Record extracts:
########################################

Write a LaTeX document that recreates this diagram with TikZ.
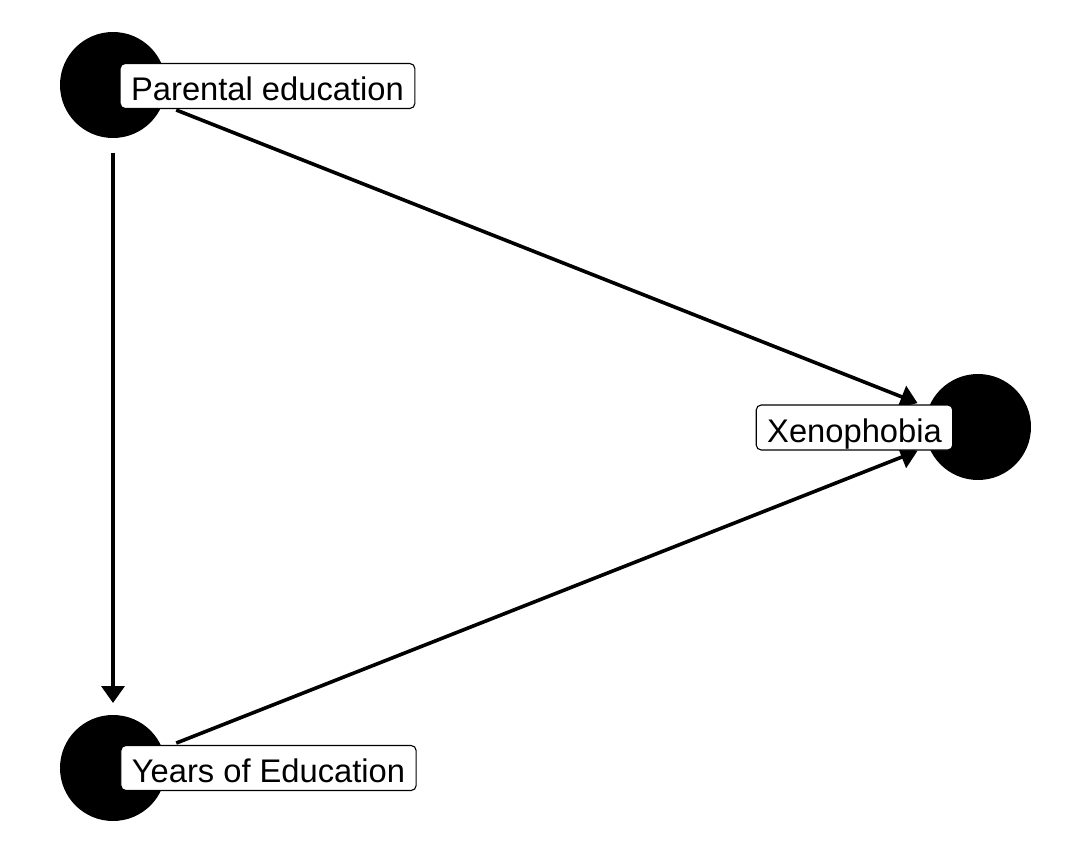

########################################

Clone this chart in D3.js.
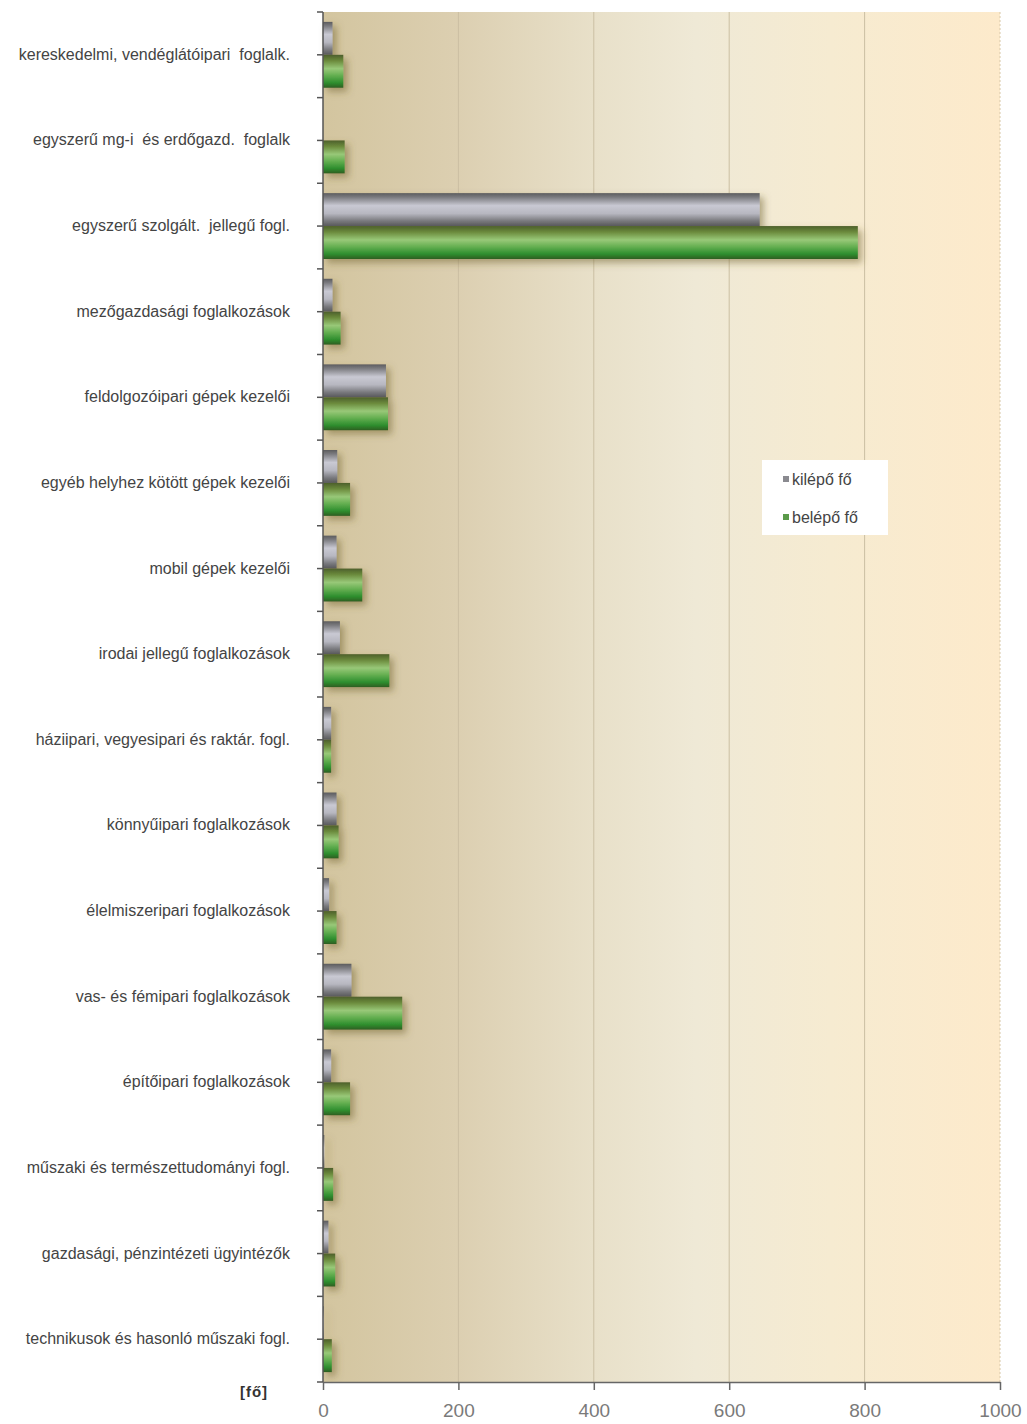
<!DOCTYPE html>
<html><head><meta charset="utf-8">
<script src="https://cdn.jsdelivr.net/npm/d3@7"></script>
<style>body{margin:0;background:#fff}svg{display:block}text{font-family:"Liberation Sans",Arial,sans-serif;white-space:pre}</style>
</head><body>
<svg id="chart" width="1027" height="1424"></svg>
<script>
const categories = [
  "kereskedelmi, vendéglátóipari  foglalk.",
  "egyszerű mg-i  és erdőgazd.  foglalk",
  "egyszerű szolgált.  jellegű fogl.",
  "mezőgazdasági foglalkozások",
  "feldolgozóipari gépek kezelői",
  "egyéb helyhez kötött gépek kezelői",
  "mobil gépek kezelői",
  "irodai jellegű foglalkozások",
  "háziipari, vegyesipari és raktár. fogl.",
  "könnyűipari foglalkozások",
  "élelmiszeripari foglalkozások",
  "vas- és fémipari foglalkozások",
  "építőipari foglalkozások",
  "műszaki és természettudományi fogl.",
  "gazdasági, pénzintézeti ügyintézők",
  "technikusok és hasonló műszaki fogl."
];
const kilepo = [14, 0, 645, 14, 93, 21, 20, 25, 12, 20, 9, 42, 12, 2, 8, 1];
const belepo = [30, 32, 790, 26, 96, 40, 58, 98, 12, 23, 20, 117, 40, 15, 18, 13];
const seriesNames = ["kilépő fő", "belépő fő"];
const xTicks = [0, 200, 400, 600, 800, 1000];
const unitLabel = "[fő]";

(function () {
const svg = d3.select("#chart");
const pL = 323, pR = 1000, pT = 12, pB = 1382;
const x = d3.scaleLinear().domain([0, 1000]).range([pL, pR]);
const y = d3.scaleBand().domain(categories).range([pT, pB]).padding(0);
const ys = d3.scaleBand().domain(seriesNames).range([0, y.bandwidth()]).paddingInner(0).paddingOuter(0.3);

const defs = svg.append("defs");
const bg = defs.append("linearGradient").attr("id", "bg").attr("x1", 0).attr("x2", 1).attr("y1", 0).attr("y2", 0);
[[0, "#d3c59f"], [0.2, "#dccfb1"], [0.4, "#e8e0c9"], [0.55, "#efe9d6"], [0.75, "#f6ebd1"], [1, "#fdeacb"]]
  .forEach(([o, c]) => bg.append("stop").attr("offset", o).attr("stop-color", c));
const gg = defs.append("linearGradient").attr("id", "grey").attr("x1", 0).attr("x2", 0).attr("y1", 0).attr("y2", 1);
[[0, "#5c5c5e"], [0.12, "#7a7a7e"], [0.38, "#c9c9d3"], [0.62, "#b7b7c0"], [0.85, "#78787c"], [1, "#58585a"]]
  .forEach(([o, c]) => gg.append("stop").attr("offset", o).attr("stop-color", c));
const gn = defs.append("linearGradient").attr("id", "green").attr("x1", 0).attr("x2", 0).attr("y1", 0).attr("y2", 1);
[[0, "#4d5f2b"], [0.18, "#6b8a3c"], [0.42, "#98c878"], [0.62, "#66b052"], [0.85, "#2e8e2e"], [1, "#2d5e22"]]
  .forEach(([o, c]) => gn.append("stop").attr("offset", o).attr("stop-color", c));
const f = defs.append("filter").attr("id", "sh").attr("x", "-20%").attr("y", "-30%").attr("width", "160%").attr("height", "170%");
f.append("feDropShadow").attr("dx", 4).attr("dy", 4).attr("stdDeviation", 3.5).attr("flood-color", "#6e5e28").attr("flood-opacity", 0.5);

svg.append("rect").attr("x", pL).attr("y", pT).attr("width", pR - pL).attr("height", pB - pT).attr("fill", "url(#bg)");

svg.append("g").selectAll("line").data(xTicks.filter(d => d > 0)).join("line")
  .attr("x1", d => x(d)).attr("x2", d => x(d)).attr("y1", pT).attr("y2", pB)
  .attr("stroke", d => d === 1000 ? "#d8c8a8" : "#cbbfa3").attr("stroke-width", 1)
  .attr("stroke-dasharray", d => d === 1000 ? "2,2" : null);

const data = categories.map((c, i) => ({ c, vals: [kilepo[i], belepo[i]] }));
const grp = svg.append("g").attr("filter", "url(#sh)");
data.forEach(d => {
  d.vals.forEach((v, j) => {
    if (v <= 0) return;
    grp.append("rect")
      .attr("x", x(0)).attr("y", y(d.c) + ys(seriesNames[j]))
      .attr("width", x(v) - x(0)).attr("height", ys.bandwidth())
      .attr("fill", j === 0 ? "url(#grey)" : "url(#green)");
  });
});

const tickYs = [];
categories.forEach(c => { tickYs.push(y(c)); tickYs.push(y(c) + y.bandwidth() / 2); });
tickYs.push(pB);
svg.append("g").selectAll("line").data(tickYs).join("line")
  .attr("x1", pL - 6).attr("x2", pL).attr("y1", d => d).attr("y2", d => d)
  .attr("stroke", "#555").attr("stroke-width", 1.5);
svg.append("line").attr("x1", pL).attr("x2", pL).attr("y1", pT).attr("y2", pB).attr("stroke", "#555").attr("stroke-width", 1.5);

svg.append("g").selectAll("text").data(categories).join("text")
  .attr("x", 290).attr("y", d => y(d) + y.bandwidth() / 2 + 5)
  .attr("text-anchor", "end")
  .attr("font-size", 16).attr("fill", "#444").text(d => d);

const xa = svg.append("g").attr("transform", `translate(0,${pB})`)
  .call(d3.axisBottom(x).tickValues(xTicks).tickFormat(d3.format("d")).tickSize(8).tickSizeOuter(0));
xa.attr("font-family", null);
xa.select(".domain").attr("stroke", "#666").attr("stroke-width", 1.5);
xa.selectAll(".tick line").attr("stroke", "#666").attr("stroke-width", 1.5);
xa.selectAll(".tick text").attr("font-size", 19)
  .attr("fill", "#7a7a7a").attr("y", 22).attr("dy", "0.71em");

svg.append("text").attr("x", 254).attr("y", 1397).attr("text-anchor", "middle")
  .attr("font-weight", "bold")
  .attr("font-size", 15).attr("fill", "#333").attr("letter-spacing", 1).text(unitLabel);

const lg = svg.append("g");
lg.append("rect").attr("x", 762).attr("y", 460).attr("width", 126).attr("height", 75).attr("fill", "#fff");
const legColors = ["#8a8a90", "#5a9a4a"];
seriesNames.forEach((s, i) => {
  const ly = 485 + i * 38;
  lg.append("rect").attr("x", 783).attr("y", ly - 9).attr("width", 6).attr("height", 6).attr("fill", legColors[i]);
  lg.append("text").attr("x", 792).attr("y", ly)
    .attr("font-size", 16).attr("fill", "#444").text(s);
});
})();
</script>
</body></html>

########################################

Your instructions: Search the entries for the word "chart", then list each line that holds it.

Worked answer:
Clone this chart in D3.js.
<svg id="chart" width="1027" height="1424"></svg>
const svg = d3.select("#chart");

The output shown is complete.